A la veille de la célébration du 1er Novembre, le président de l’Association nationale du Malg a fait une curieuse sortie qui incite à moult interrogations.
Le projet de loi criminalisant le colonialisme en Algérie «ne trouve pas de fondement juridique», «de soutien législatif» et son «application est illusoire». C’est en ces termes que Daho Ould Kablia a qualifié l’initiative des 125 députés porteurs d’un projet de loi criminalisant le colonialisme.
A la veille de la célébration du 56e anniversaire du 1er Novembre 1954, date chère aux Algériens, le président de l’association des anciens du Ministère de l’Armement et des Liaisons générales (Malg), semble ainsi avoir mis les pieds dans le plat en se prononçant sur une loi, pour le moment au stade de projet.
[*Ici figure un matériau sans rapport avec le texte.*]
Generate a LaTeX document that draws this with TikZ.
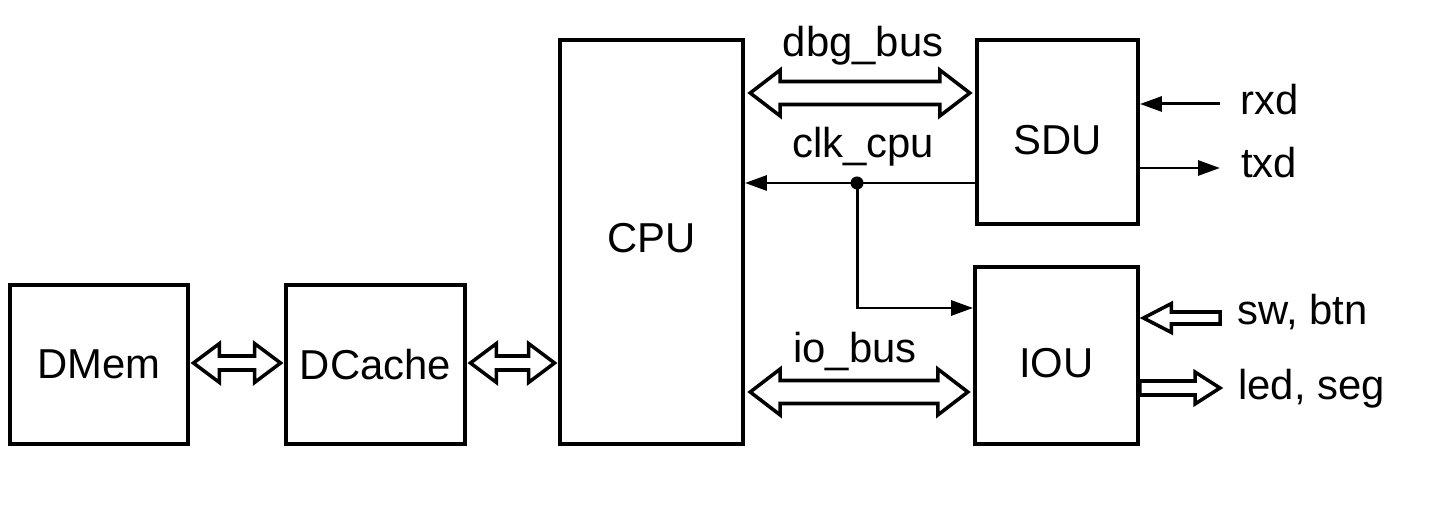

Selon des propos du quotidien arabophone, Ech Chourouk, repris par l’Agence France Presse, M.Ould Kablia précise qu’il s’exprime sous sa casquette de moudjahid et ancien haut combattant de la guerre de Libération nationale. «L’idée aujourd’hui d’une loi criminalisant le colonialisme, initiée par certaines parties, en réponse à des lois françaises, même si elle peut se justifier d’un point de vue moral lié à la mémoire, ne peut, à mon avis, avoir de fondement juridique de soutien du point de vue de la législation pour son application», a ainsi déclaré M.Ould Kablia, au journal arabophone Ech-Chourouk.
Et de qualifier l’application d’une telle loi «d’illusoire». «Si le projet de loi des députés venait à être adopté, il désignerait des responsables: l’Etat français, ses gouvernements successifs, son armée, ses dirigeants politiques et militaires qu’il faudra nommer. C’est ce qui rend son application illusoire», explique-t-il. Hormis ce jugement, M.Ould Kablia n’a apporté ni précisions ni explications à propos de son point de vue. Il aurait été pourtant judicieux d’expliquer aux Algériens, qui fêtaient le 56e anniversaire du déclenchement de la guerre de Libération, le pourquoi de cette irrecevabilité juridique.
Sans remettre en cause, ni commenter la réponse du ministre de l’Intérieur, ce dernier aurait sans doute enrichi le débat portant sur la criminalisation de la colonisation. Certes, M.Ould Kablia s’exprime en tant qu’ancien membre du Malg, selon la même source, mais son intervention peut, sous certains aspects, traduire la position du gouvernement dont il est membre.
Dans ce cas, il appartient au ministre de la Justice, garde des Sceaux, Tayeb Belaïz, d’apporter de telles précisions. Des explications qui peuvent être fournies, aussi bien par le Premier ministre, Ahmed Ouyahia, ou encore le premier magistrat du pays, le président de la République, Abdelaziz Bouteflika.
Il y a lieu donc de s’interroger sur le pourquoi de cette sortie alors que le pays se préparait à commémorer le 1er Novembre à travers de nombreuses festivités organisées à travers tout le territoire national. Selon des observateurs, les déclarations du patron de renseignement de l’Armée de libération nationale (ALN) se justifieraient par un des articles des Accords d’Evian lequel amnistie les actes commis avant 1962».
Or, le droit international prime sur les accords bilatéraux. Le droit international condamne le crimes de génocide, crimes de guerre et autres crimes contre l’humanité. Ces crimes sont, selon le droit international, imprescriptibles. Ce qui veut dire que le temps ne joue pas pour ce qui les concerne, même un siècle après les faits.
De fait, la Loi fondamentale algérienne garantit une couverture pour l’application de cette proposition de loi. L’article 132 de la Constitution stipule en effet que «les traités ratifiés par le président de la République, dans les conditions prévues par la Constitution, sont supérieurs à la loi».
Cela signifie que le droit international, Convention de Genève de 1949 paraphée par l’Algérie en 1963 portant sur les crimes de guerre, crimes contre l’humanité et génocide, sont supérieurs à toute autre loi ou accords bilatéraux ou nationaux. Il devient clair, ainsi, que le droit international est au-dessus des Accords d’Evian.
Ces derniers ne peuvent constituer en aucune manière un frein ou un obstacle pour légiférer sur le crime contre l’humanité ou l’incrimination du colonialisme. Mais le débat, à l’évidence, demeure ouvert, d’autant plus que plusieurs pays qualifient leurs juridictions à connaître de tels crimes ou génocides.